Records:

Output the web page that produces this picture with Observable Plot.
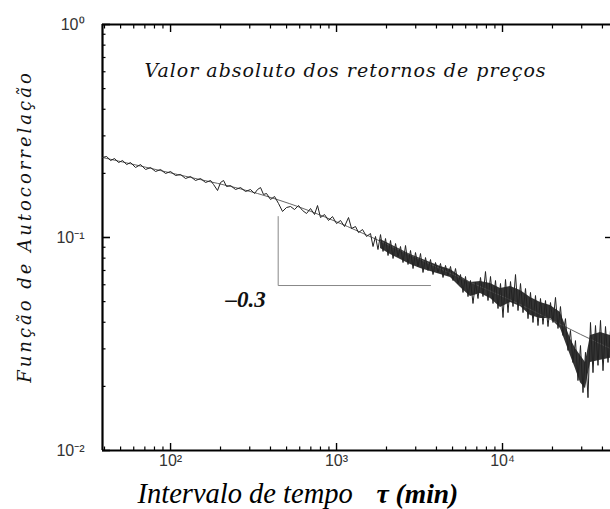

==

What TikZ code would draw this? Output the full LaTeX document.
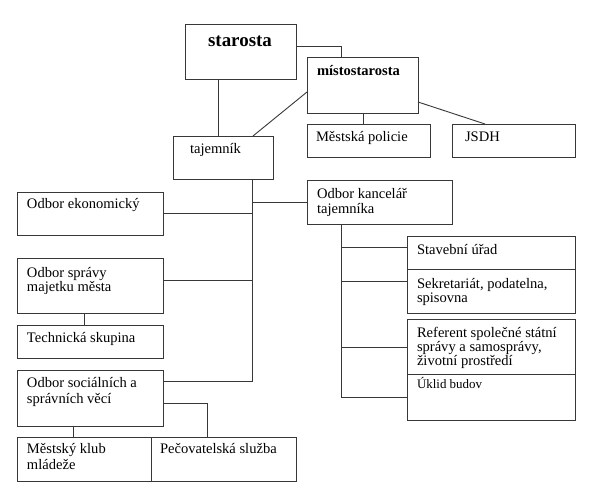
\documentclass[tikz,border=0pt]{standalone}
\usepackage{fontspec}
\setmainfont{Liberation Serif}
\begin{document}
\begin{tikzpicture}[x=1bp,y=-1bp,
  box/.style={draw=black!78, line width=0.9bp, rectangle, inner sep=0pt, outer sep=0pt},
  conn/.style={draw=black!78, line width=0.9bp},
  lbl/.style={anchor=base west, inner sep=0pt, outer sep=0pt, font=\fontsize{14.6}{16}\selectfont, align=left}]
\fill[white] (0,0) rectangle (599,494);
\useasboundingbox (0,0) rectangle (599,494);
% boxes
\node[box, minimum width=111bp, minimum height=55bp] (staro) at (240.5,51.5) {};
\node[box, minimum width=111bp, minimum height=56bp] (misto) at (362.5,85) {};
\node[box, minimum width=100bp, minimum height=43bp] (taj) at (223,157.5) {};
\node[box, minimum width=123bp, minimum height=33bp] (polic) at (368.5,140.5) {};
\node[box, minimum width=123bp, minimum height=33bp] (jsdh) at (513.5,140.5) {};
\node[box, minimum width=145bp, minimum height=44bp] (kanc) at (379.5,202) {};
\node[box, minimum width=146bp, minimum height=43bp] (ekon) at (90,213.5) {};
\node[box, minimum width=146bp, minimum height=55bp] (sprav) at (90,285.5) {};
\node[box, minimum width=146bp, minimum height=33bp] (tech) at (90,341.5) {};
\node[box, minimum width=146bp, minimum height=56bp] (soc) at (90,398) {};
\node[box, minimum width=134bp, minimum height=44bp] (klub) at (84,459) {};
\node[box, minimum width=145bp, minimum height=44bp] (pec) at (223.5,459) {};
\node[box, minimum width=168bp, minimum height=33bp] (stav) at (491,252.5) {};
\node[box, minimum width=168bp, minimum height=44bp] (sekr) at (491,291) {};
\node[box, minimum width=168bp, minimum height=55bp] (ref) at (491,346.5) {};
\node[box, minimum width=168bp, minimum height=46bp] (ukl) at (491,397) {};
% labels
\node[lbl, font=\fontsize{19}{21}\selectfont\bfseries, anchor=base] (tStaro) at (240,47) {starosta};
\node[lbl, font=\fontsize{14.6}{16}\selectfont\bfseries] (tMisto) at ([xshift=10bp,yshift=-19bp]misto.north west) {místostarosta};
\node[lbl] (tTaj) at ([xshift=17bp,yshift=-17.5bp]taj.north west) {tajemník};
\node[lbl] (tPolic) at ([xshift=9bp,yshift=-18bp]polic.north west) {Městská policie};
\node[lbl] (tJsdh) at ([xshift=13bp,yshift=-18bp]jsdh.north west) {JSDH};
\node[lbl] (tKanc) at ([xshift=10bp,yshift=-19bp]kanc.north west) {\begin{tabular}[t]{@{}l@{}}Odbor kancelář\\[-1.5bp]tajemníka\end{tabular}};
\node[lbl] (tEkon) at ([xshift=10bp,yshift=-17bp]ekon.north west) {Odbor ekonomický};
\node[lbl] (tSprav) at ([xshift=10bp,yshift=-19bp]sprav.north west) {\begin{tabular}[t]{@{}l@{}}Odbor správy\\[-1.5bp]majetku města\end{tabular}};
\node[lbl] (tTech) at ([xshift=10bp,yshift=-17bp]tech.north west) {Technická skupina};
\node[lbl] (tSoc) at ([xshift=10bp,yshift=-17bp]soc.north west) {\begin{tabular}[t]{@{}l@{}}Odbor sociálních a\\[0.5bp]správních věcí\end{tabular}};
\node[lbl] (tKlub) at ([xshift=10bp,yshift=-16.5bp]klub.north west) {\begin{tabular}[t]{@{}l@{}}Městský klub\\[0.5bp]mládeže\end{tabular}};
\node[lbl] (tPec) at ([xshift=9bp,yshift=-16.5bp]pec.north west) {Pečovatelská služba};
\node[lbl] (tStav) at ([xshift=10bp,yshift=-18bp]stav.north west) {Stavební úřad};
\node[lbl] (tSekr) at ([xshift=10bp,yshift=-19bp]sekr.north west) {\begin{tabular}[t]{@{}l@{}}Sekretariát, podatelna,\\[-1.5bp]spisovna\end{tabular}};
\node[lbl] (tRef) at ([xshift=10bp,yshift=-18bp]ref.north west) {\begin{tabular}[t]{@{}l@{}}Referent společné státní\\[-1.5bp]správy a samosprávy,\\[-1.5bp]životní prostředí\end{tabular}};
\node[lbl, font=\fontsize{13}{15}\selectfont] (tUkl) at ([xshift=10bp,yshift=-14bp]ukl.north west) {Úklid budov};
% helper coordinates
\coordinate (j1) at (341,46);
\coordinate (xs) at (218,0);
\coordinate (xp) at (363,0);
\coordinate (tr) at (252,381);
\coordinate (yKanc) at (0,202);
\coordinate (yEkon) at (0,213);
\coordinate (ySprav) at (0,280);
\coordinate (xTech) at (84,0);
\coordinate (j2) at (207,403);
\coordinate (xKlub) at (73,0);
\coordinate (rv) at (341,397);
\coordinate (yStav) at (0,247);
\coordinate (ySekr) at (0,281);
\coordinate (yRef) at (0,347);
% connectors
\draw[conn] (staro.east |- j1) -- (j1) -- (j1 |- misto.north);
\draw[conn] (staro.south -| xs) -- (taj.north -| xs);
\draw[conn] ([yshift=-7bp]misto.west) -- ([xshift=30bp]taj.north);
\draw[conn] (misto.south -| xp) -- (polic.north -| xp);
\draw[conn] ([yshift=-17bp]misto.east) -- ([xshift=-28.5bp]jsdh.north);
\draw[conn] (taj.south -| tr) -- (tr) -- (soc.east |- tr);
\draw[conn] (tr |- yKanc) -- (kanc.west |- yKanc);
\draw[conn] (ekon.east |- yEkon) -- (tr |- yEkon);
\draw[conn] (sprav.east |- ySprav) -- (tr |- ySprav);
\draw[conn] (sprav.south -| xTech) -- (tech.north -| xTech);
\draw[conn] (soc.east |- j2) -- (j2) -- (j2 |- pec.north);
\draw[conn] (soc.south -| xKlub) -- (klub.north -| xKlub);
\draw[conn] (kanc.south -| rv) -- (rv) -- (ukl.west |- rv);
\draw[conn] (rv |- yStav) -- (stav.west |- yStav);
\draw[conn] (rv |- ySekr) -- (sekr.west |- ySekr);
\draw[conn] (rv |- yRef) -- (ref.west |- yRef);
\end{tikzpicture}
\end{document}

==

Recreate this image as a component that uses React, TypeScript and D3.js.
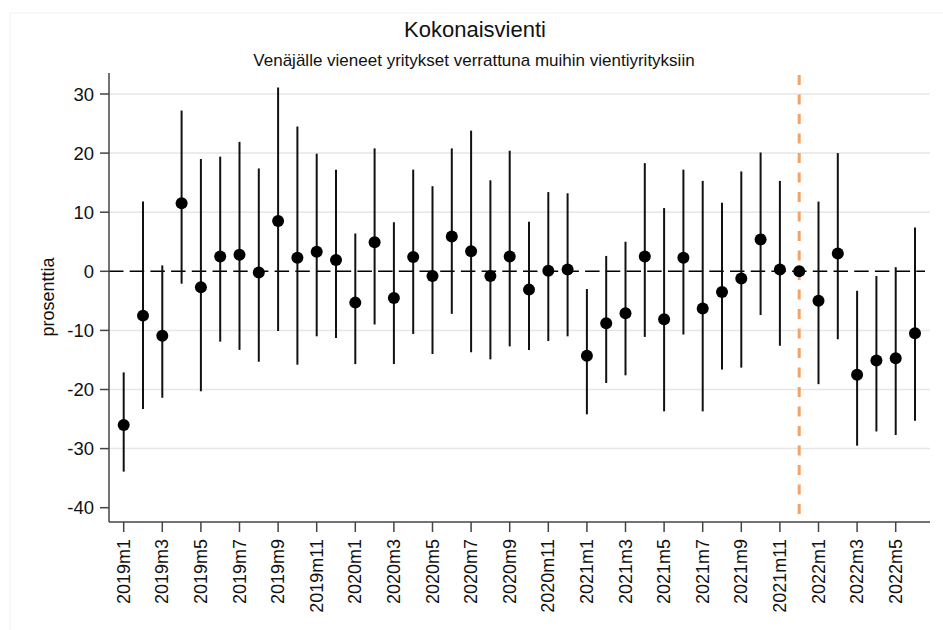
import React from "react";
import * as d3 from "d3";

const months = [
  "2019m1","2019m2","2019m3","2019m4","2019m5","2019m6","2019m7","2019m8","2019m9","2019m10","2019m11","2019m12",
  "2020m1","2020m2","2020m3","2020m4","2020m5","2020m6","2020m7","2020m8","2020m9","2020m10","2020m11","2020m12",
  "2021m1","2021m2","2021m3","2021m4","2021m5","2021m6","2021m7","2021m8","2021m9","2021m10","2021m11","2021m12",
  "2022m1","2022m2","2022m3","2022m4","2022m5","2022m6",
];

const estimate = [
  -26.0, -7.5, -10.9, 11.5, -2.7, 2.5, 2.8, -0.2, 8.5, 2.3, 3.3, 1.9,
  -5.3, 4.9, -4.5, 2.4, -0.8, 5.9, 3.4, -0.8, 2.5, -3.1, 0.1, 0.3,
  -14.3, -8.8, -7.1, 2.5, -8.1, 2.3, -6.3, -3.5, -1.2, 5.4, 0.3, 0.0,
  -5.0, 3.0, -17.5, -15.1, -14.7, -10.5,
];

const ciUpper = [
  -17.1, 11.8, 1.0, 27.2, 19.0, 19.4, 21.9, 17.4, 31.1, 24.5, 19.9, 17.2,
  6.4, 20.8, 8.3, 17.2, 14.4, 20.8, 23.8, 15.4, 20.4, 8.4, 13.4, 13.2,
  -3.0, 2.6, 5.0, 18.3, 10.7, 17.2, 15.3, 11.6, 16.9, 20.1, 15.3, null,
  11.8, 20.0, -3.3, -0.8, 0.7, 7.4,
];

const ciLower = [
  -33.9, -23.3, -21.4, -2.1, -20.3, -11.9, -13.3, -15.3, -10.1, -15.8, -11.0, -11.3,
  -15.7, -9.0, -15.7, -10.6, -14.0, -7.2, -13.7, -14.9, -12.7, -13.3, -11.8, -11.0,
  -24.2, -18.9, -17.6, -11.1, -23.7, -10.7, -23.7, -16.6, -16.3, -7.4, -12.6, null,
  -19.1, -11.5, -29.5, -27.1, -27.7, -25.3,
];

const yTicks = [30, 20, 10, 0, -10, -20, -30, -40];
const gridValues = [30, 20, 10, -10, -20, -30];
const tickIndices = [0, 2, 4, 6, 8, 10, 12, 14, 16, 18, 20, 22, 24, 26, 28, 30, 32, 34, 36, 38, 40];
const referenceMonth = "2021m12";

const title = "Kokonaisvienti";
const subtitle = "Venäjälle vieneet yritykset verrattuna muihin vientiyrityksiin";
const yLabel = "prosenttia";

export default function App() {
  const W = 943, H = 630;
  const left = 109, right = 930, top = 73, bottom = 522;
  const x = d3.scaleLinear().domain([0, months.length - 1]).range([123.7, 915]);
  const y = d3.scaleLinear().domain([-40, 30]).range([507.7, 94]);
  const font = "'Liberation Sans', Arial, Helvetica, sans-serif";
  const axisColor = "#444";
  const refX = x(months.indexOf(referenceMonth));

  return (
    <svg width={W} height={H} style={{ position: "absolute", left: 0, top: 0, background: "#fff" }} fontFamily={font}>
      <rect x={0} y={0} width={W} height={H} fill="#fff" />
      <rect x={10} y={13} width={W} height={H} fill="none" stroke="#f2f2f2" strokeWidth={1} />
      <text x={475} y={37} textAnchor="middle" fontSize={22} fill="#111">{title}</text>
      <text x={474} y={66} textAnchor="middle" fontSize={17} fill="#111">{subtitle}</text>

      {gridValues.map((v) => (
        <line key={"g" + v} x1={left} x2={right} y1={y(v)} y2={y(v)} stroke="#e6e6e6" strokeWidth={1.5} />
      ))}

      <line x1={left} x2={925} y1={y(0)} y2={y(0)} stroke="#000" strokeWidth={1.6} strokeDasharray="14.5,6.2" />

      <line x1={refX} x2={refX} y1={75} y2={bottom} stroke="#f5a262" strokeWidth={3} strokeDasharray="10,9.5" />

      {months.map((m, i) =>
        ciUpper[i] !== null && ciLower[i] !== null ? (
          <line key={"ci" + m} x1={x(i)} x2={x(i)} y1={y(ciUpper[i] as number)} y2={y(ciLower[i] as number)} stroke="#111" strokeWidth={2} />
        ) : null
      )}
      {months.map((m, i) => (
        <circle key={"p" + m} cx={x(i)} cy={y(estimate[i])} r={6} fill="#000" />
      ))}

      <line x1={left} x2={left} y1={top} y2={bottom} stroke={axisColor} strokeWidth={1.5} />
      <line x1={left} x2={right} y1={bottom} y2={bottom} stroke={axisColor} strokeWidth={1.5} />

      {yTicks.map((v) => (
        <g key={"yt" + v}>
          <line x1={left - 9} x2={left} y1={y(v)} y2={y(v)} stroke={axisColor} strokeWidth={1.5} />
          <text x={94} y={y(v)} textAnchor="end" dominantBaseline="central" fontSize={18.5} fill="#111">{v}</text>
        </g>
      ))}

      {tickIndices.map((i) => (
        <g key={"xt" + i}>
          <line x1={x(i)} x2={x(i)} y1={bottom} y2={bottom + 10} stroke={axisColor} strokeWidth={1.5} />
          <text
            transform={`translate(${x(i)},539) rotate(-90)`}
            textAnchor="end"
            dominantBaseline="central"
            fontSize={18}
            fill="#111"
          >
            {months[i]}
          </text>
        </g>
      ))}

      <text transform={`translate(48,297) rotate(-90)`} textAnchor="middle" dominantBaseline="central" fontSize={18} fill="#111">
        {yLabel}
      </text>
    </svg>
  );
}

Job:
Every line in the data that holds "this" should be copied out.

Output:
Output the web page that produces this picture with Observable Plot.
What TikZ code would draw this? Output the full LaTeX document.
Recreate this image as a component that uses React, TypeScript and D3.js.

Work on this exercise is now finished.